Она стала говорить, что ей трудно что-либо ему советовать, что в таких вопросах вообще нельзя просить совета. Он, однако, видел, что она говорит не о том, о чем думает. Он тоже не находил нужных слов, и обоим было неловко. «Она, видимо, волновалась, — заметил он в дневнике, описав эту сцену, — лицо ее покрылось румянцем, и глаза выражали беспокойство. Я первый раз видел ее такой».
На следующий вечер она была у него. Он играл ей «Похоронный марш» Шопена, играл Мендельсона — все, что ей хотелось послушать. Потом он ее провожал.
«По обыкновению разговор она начала с того, чтобы я рассказал ей что-нибудь хорошенькое, — записал Ганя. — Я сказал, что у меня теперь нет ничего хорошенького, почему —
Она промолчала и потом вдруг стала рассказывать о себе.
Сказала, что очень похожа на свою мать по неустойчивости настроения. Этим как бы извинялась за свой отказ, как бы брала его назад. Но он не понял ее слов.
Он хотел ей сказать что-то очень важное, но не мог, и в конце концов заметил, что они не умеют говорить друг с другом.
— Нет, это не оттого, — мягко возразила она.
— Но вчера нам тоже трудно было говорить, — напомнил он, — и мы оба это чувствовали.
Он еще добавил, что выяснить их отношения нельзя никакими рассуждениями, но все станет ясно, если довериться чувству.
Она сказала, что они еще плохо знают друг друга. «В этом, вероятно, и лежала главная причина ее колебаний», — записал Ганя.
— Мне кажется, что в ваших чувствах ко мне есть нечто большее, чем простая дружба, — сделала она новую попытку завязать разговор.
Он сказал: «да», хотя и не понимал, к чему она клонит.
— Но разве есть в этом что-нибудь дурное?
— Я холодный человек, — сказала Лида.
— Это неправда, — горячо возразил он. — Вы только так думаете.
— Мы слишком непохожи друг на друга; как вы могли узнать меня, вы можете ошибаться. Вы мне казались совсем другим.
— Нет, я думаю, что не ошибся. Даже характеры у нас одинаковые. По многому я могу полагать, что знаю вас хорошо. Если же я вам казался другим, так это оттого, что мы почти не встречались с вами наедине.

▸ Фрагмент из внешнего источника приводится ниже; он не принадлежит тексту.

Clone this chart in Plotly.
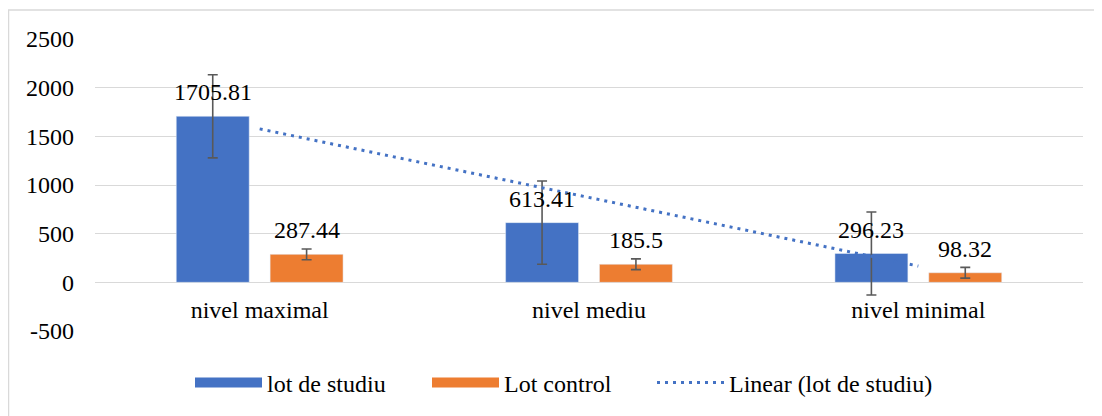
import numpy as np
import plotly.graph_objects as go

categories = ["nivel maximal", "nivel mediu", "nivel minimal"]
lot_studiu = [1705.81, 613.41, 296.23]
lot_control = [287.44, 185.5, 98.32]
err_studiu = [427, 427, 427]
err_control = [55, 55, 55]
y_ticks = [-500, 0, 500, 1000, 1500, 2000, 2500]

BLUE = "#4472C4"
ORANGE = "#ED7D31"
GRID = "#D9D9D9"
FONT = "Liberation Serif"
FS = 24

# page has an 8px body margin, so the figure fills the rest of the window
W, H = 1094, 408
ML, MR, MT, MB = 87, 19, 31, 84

# linear trendline of "lot de studiu"
xs = np.arange(1, len(lot_studiu) + 1)
slope, intercept = np.polyfit(xs, lot_studiu, 1)
trend = slope * xs + intercept

fig = go.Figure()
fig.add_trace(go.Bar(
    x=categories, y=lot_studiu, name="lot de studiu", marker_color=BLUE,
    showlegend=False,
    error_y=dict(type="data", array=err_studiu, color="#595959", thickness=1.6, width=5),
))
fig.add_trace(go.Bar(
    x=categories, y=lot_control, name="Lot control", marker_color=ORANGE,
    showlegend=False,
    error_y=dict(type="data", array=err_control, color="#595959", thickness=1.6, width=5),
))
fig.add_trace(go.Scatter(
    x=categories, y=trend, mode="lines", showlegend=False,
    line=dict(color=BLUE, width=3, dash="3px,5px"),
))
# legend entries, one legend each so they can be placed like the original
fig.add_trace(go.Scatter(x=[None], y=[None], mode="lines", name="lot de studiu",
                         line=dict(color=BLUE, width=12), legend="legend"))
fig.add_trace(go.Scatter(x=[None], y=[None], mode="lines", name="Lot control",
                         line=dict(color=ORANGE, width=12), legend="legend2"))
fig.add_trace(go.Scatter(x=[None], y=[None], mode="lines", name="Linear (lot de studiu)",
                         line=dict(color=BLUE, width=3, dash="3px,5px"), legend="legend3"))

annotations = []
for cat, v in zip(categories, lot_studiu):
    annotations.append(dict(x=cat, y=v, xref="x", yref="y", text=f"{v:g}", showarrow=False,
                            xshift=-47, yshift=9, yanchor="bottom",
                            font=dict(family=FONT, size=FS, color="#000")))
for cat, v in zip(categories, lot_control):
    annotations.append(dict(x=cat, y=v, xref="x", yref="y", text=f"{v:g}", showarrow=False,
                            xshift=47, yshift=9, yanchor="bottom",
                            font=dict(family=FONT, size=FS, color="#000")))

pw = W - ML - MR
ph = H - MT - MB


def leg(px):
    return dict(orientation="h", x=(px - ML) / pw, xanchor="left",
                y=-(375 - (H - MB)) / ph, yanchor="middle", itemwidth=67,
                font=dict(family=FONT, size=FS, color="#000"),
                bgcolor="rgba(0,0,0,0)")


fig.update_layout(
    width=W, height=H,
    margin=dict(l=ML, r=MR, t=MT, b=MB),
    paper_bgcolor="white", plot_bgcolor="white",
    barmode="group", bargap=0.43, bargroupgap=0.223,
    font=dict(family=FONT, size=FS, color="#000"),
    annotations=annotations,
    showlegend=True,
    legend=leg(182), legend2=leg(419), legend3=leg(644),
    shapes=[dict(type="rect", xref="paper", yref="paper",
                 x0=(0.5 - ML) / pw, x1=(W + 5 - ML) / pw,
                 y0=-(H + 5 - (H - MB)) / ph, y1=1 + (MT - 2) / ph,
                 line=dict(color=GRID, width=1.5), fillcolor="rgba(0,0,0,0)", layer="below")],
)
fig.update_yaxes(range=[-500, 2500], tickvals=y_ticks, ticktext=[str(t) for t in y_ticks],
                 showgrid=True, gridcolor=GRID, gridwidth=1.3,
                 zeroline=True, zerolinecolor=GRID, zerolinewidth=1.3,
                 showline=False, ticks="", ticklabelstandoff=20,
                 tickfont=dict(family=FONT, size=FS, color="#000"))
fig.update_xaxes(anchor="free", position=500 / 3000, showline=False, ticks="",
                 showgrid=False, ticklabelstandoff=11,
                 tickfont=dict(family=FONT, size=FS, color="#000"))

fig.write_html("out.html")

«Все это я сказал почти с отчаянием, я чувствовал (м. б. и она тоже заметила), что голос мой дрожал, я готов был разрыдаться. Мне казалось все уже потерянным».
Но она вдруг спросила:
— Итак, значит одной дорогой?
Бедная девушка! Каково было ей, потрясенной до глубины души (она даже сказала ему: «Все это было так неожиданно, что как будто на меня сыпались камни»), объясняться с ним, если он, всегда стремившийся к ясности и четкости, вдруг потерял способность понимать самые простые слова!.. Вместо того чтобы слушать то, что она говорит, он испытующе всматривался в ее лицо, стараясь прочесть в нем «тайные мысли». «Как сейчас помню ее лицо и глаза, — записал он через несколько дней, — с напряжением устремленные вдаль <…>. Я стоял перед нею, сказав, что для меня все ясно: на мои чувства она не может ответить тем же… Она не проронила ни слова, мне стало окончательно тяжело».
Она взглянула на часы и отказалась от намерения сесть в трамвай. Они пошли дальше.
— Зачем так возвышать человека? — спросила она, имея в виду его последние письма.